09/05/18 0 Comment
To ask Her Majesty’s Government what consideration they have given…
Bill’s second reading proposed by Lord Ahmed of Wimbledon on 1st November 2017
Lord Waverley’s response:
My Lords, I offer my support to government objectives at this stage of the Bill, because continuity of current arrangements is clearly an imperative. I have, however, listened carefully to the concerns of noble Lords, and I hope that the Government are on message. We have heard from the Minister that flexibility would allow Ministers to add differing components. That is helpful. He mentioned transport, trade and immigration. However, any mechanism to specifically place more emphasis on removing corruption from the world stage, alongside that on money laundering, would be propitious for inclusion in future sanctionable objectives. The noble Lord, Lord McNally, touched on that point twice in his remarks.

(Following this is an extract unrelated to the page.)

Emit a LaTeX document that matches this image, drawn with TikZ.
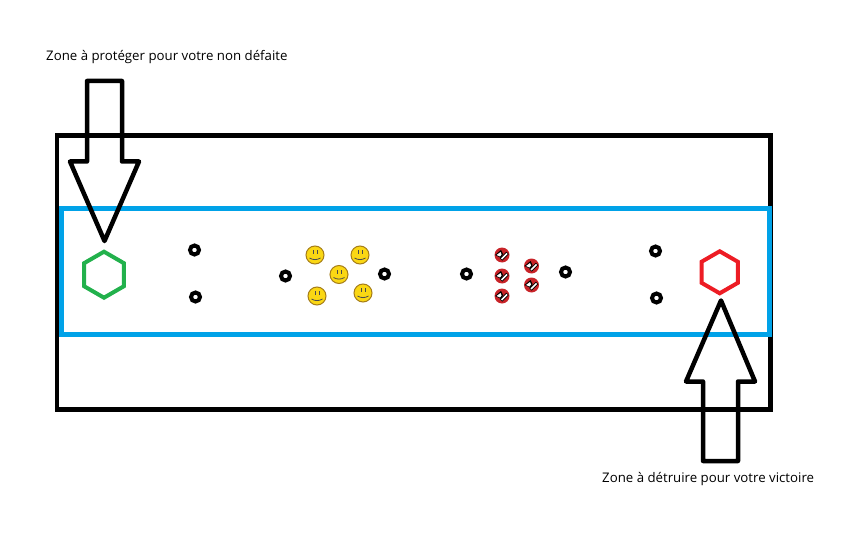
\documentclass[tikz,border=0pt]{standalone}
\usepackage{fontspec}
\setmainfont{Open Sans}
\usetikzlibrary{shapes.geometric}
\definecolor{zoneblue}{RGB}{0,162,232}
\definecolor{basegreen}{RGB}{34,177,76}
\definecolor{basered}{RGB}{237,28,36}
\definecolor{smileyfill}{RGB}{250,215,20}
\definecolor{smileyedge}{RGB}{165,125,25}
\definecolor{ballred}{RGB}{200,35,40}

\begin{document}
\begin{tikzpicture}[
  x=1pt, y=-1pt,
  frameline/.style={draw, line width=4.5pt},
  bigarrow/.style={draw, line width=4.5pt, line join=round},
  base/.style={regular polygon, regular polygon sides=6, regular polygon rotate=30, draw, line width=4pt, inner sep=0pt},
  ring/.style={circle, draw=black, line width=4pt, fill=white, minimum size=9pt, inner sep=0pt},
  smiley/.style={circle, draw=smileyedge, line width=1pt, fill=smileyfill, minimum size=18pt, inner sep=0pt},
  ball/.style={circle, fill=ballred, minimum size=15pt, inner sep=0pt},
  lbl/.style={font=\fontsize{13.25pt}{15pt}\selectfont, text=black, inner sep=0pt},
]
\useasboundingbox (0,0) rectangle (864,540);

% ---------- Terrain ----------
\draw[frameline] (57,135.5) rectangle (770.5,409.5);
\draw[frameline, draw=zoneblue, line width=5pt] (61,208.5) rectangle (769,334.5);

% ---------- Bases ----------
\node[base, draw=basegreen, minimum size=46pt] (allybase) at (104,274.7) {};
\node[base, draw=basered, minimum size=42pt] (enemybase) at (719.7,272.3) {};

% ---------- Big arrows ----------
\draw[bigarrow] (87,81) -- (122,81) -- (122,161.5) -- (139,161.5) -- (104.5,241) -- (70,161.5) -- (87,161.5) -- cycle;
\draw[bigarrow] (703,461) -- (738,461) -- (738,381.5) -- (755,381.5) -- (721,300.5) -- (686,381.5) -- (703,381.5) -- cycle;

% ---------- Towers ----------
\foreach \n/\x/\y in {t1/194.5/250, t2/195.5/297, t3/285.5/276, t4/384.5/274,
                      t5/466.5/274, t6/565.5/272, t7/655.5/251, t8/656.5/298}{
  \node[ring] (\n) at (\x,\y) {};
}

% ---------- Yellow minions ----------
\foreach \n/\x/\y in {s1/315/255, s2/360/255, s3/339/274.5, s4/317/296, s5/363/293}{
  \node[smiley] (\n) at (\x,\y) {};
  \fill[black!70] (\x-2.5,\y-5) rectangle (\x-1.7,\y-1);
  \fill[black!70] (\x+1.7,\y-5) rectangle (\x+2.5,\y-1);
  \draw[black!70, line width=.8pt] (\x-5.5,\y+3) to[bend right=30] (\x+5.5,\y+3);
}

% ---------- Red minions ----------
\foreach \n/\x/\y in {b1/502/255, b2/502/276, b3/502/296, b4/531.5/266, b5/531.5/285}{
  \node[ball] (\n) at (\x,\y) {};
  \fill[black] (\x-7,\y) -- (\x-1,\y-5) -- (\x+1,\y-1) -- (\x-1,\y+3) -- cycle;
  \fill[white] (\x-5.5,\y) -- (\x-1.5,\y-3) -- (\x-.5,\y-.5) -- (\x-2,\y+1.5) -- cycle;
  \draw[black, line width=3.2pt] (\x-1,\y+4.5) -- (\x+5.5,\y-2);
  \draw[white, line width=1.5pt] (\x-.5,\y+4) -- (\x+5,\y-1.5);
}

% ---------- Labels ----------
\node[lbl, anchor=west] (protect) at (46,57) {Zone à protéger pour votre non défaite};
\node[lbl, anchor=west] (destroy) at (602,479.5) {Zone à détruire pour votre victoire};
\end{tikzpicture}
\end{document}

Defining corruption can be a nebulous challenge, but it often extends to poor governance. It is essential to exert pressure to improve governance where needed, particularly in relation to the recipients of UK aid funds.
The use of sanctions for economic or regime change purposes, or targeted sanctions on individuals for human rights abuses—a mechanism short of more drastic measures—is on the increase. Understanding how best to measure those sanctions against their intended purpose and ensure that the unintended do not suffer disproportionally, and when expedient how to allow leaders on the receiving end to save face, are all challenges. The need is sometimes to allow or provide an assured exit route for those facing international justice or a route back to a state of peace and reconciliation for conflicted peoples.
I would welcome a global review of sanction processes at a convenient time in the future. Knowing when and how to instigate sanctions as a tool of policy does not require multilateral-level consideration by a body such as the United Nations. More effectively, it should be introduced by smaller and more coherent regional or economic groupings, such as the G7 and European Union members. Regional fora to discuss and implement sanctions have the benefit of speedier action without as much compromise on principles compared with the UN. Many crises require more timely responses while UN bodies conduct their reviews and investigations. On another note, regional groupings carry more weight in terms of “who is in the right”, as typically those in regional groupings are neighbours. For example, African Union sanctions on African states could carry more moral weight, as it is not seen as a group of western nations punishing a poor African state. I took note of this general theme when listening to the vehement remarks made recently in your Lordships’ House by his excellency the President of Namibia.
The underpinning of sanctions as a transatlantic set of initiatives is fundamental. This might serve also as a brake on occasional future excesses by the United States.
We must all be in step. If in step, what should be done about the effects of extraterritorial components unilaterally instigated by others—for example, the US Helms-Burton legislation, a United States federal law which strengthens the United States embargo against Cuba? Whether it be Cuba or elsewhere, it is often western banks and companies—notwithstanding the desperate tale outlined by the noble Lord, Lord Hain, who is not in his place—which, against their individual corporate interests and without consultation, shoulder the burden.
However, the overall balance must be got right. We are headed possibly towards a differing geopolitical and geo-economic world. Care needs to be exercised for sanctions not to become a “them and us” circumstance. Some suggest possible future axes of those to the East standing between themselves and the ideals of the West are in the making.
While a clear set of objectives exist we should be mindful of states not being boxed into a corner or blind alley with little or no exit strategy. Any possible reciprocal sanctions programmes might have dramatic and untoward long-term adverse repercussions. If sanctions become a wedge between differing ideals, certain eastern economic powers might decide they are more in kilter with those in the East than the West. Presumed groupings and informal alliances are much more variable than we might think. So, sanctions achieving their end, and not beyond, are crucial.
I was struck recently by a comment from a UK Foreign Minister that encapsulates one aspect of the challenges. He noted that we live,
“not in a world where isolation works”.